The fishwives get their gossip, too, and there’s some drugging and inter-cast shagging and the tech guys like their porn, but what’s most surprising, perhaps, is that once you’ve read this book straight through, admiring a structure that can move from 1977 to some dude’s garage with his custom-made Storm Trooper uniform to a political ceremony a decade ago to "Family Guy," is that this might be the foremost "Star Wars" reference book, without trying to be a reference book. "Star Wars" reference books are big, because there is, simply, a lot of minutiae to keep track of, and if you think "The Walking Dead" breeds obsessions, that’s pop culture lite compared to the "Star Wars" behemoth. But they’re seldom readable. Taylor sucks you in repeatedly, and part of the pleasure is that even when he’s crunching the numbers of the "Star Wars" brand, there are enough asides and insights that even a long-time fan will be viewing at least that first film anew, and also running down various YouTube films, perhaps some old Lucas interviews, and assorted fan edits. Taylor even gets into the script drafts for what later became known as "A New Hope." “After a dinner of ‘thanta sauce’ and ‘bum-bum extract,’ Luke embarks on a long-winded, jargon-filled explanation to his younger brothers about the Force of Others,” Taylor details, before wryly adding, “there’s a lot of food in this draft.”

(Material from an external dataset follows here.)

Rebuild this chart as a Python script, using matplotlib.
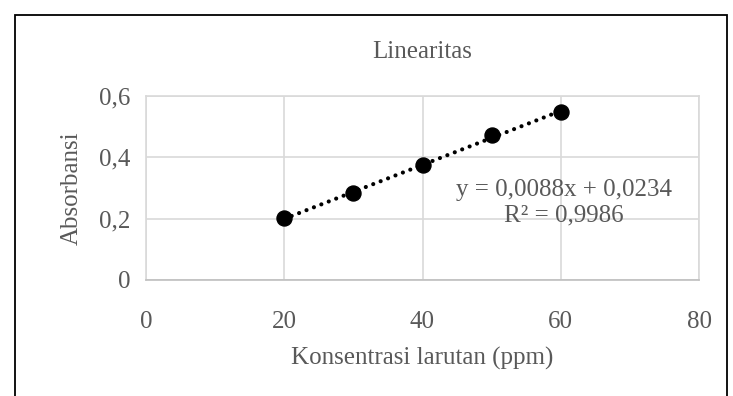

As for George Lucas: dead-interesting guy, and a likable, often conflicted, self-doubting guy in these pages, a guy not entirely unlike some of the "Star Wars" fans who rip him for a lot of what he’s perceived to have done to their beloved universe. He’s a film head in the extreme, and man who rewards überfans with, on occasion, jobs. Then again, alongside the exegeses on the popularity of Boba Fett, the argument that R2 is the real teller of these tales (after the fact), and accounts of people sleeping outside of theaters for barely believable amounts of time, there is a dossier on all things 1978 "Holiday Special." Which, if it doesn’t exactly provide balance to the universe, proves that Taylor has equanimity – which is kind of Force-like – behind him.